Dr. Luis Sujatovich – UNQ – UDE –
Una de las dificultades más notables que nos ha deparado la posmodernidad está ligada a la imposibilidad del diálogo genuino entre generaciones. Es cierto que no hay registros acerca de contactos sin tensiones ni trasvasamientos generacionales sin conflictos. Sin embargo, el desplazamiento del adulto mayor como símbolo de la experiencia en favor de un posicionamiento irrestricto, abundante y repetitivo de la juventud como valor en sí mismo y por lo tanto como medida de lo verdadero, lo bueno y lo bello constituye una novedad que trae aparejadas algunas confusiones que afectan el establecimiento de valores sociales y pautas culturales. La música, por ejemplo, representa un modelo a indagar ya que ofrece modos de consumo, géneros y temáticas que refuerzan las distancias entre grupos etarios. El volumen es un asunto de discordia desde hace años, pero las posibilidades de trasformar al celular o al vehículo en un reproductor de gran potencia ya no sorprender a nadie. Y a pesar de las incomodidades que produce, es infrecuente oír un reclamo. Allí tenemos el primer aspecto a considerar: ¿quién se atreve a asumir el desagradable rol del tutor que vela por el comportamiento de los más jóvenes? No hay dudas que es más fácil soportar y dejar que suceda. Además, nos evita el disgusto de los improperios que recibiremos a cambio en la más profunda soledad. Es como si de pronto todos quisiéramos ocupar el lugar del amigo mas no del padre o la madre. Parece que la adultez está mal vista.

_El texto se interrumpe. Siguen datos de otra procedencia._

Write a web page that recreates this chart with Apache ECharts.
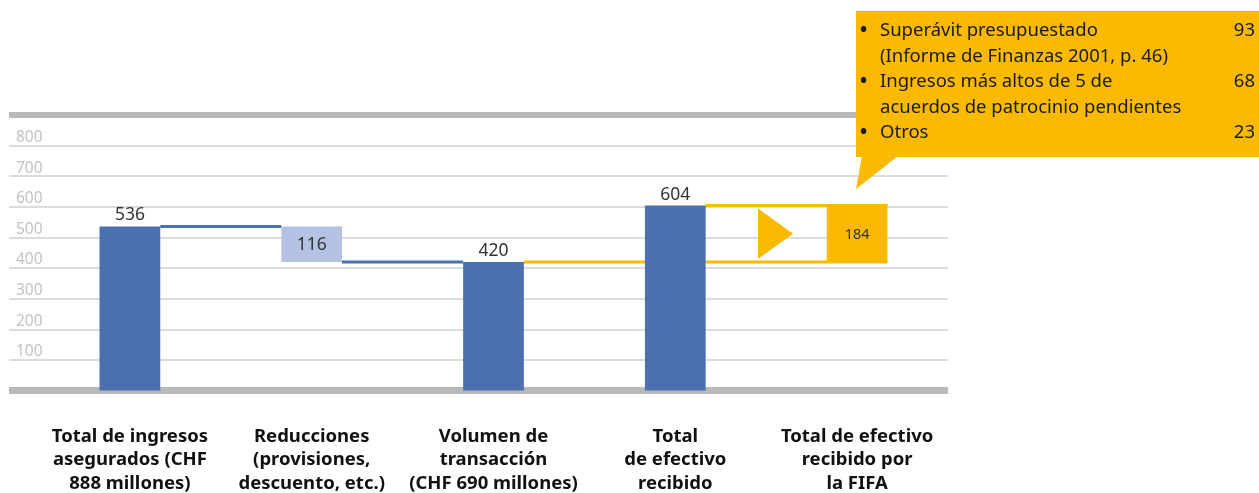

La siguiente faceta es aún peor: la celebración de los gustos musicales de la juventud pone de manifiesto la peor pesadilla de los docentes: el acostumbramiento a sonidos fuertes, melodías sencillas y letras que riñen contra el castellano se han convertido en el prototipo legítimo de ese arte. Y quienes aún osan discutir sus virtudes en más de una ocasión reciben una respuesta demoledora: si les gusta está bien que la escuchen, además todas valen lo mismo. Tienen la misma significación. Ante esa afirmación, que de alguna forma sintetiza la pereza intelectual contemporánea, sólo hay dos opciones. O nos acercamos a los parlantes para demostrar que estábamos equivocados, o reconocemos que es preciso reformular algunos acuerdos para que dejen de ser tácitos y por lo tanto aceptados sin óbices. La pregunta más urgente que surge es: ¿cuál es la instrucción de los sujetos que convalidan las músicas más celebradas para arrogarse el derecho de sentenciar sobre gustos y méritos? Muy pocos o ninguno. Pero no hace falta, la poca edad le sirve de garante. Aunque parezca intrincado, la sustentación de sus expresiones tendrían el siguiente derrotero: si el estado más valorado es la juventud, todo cuanto elija, haga, piense y desee tendrá el mismo rango. Si aceptamos sus designios y caprichos acaso obtengamos una membresía de adulto con capacidades de joven en desarrollo. Entonces, quienes se opongan deben considerarse como simples resentidos. Las nuevas generaciones no precisan ser formadas, en el arte no hay jerarquías y los viejos no saben nada.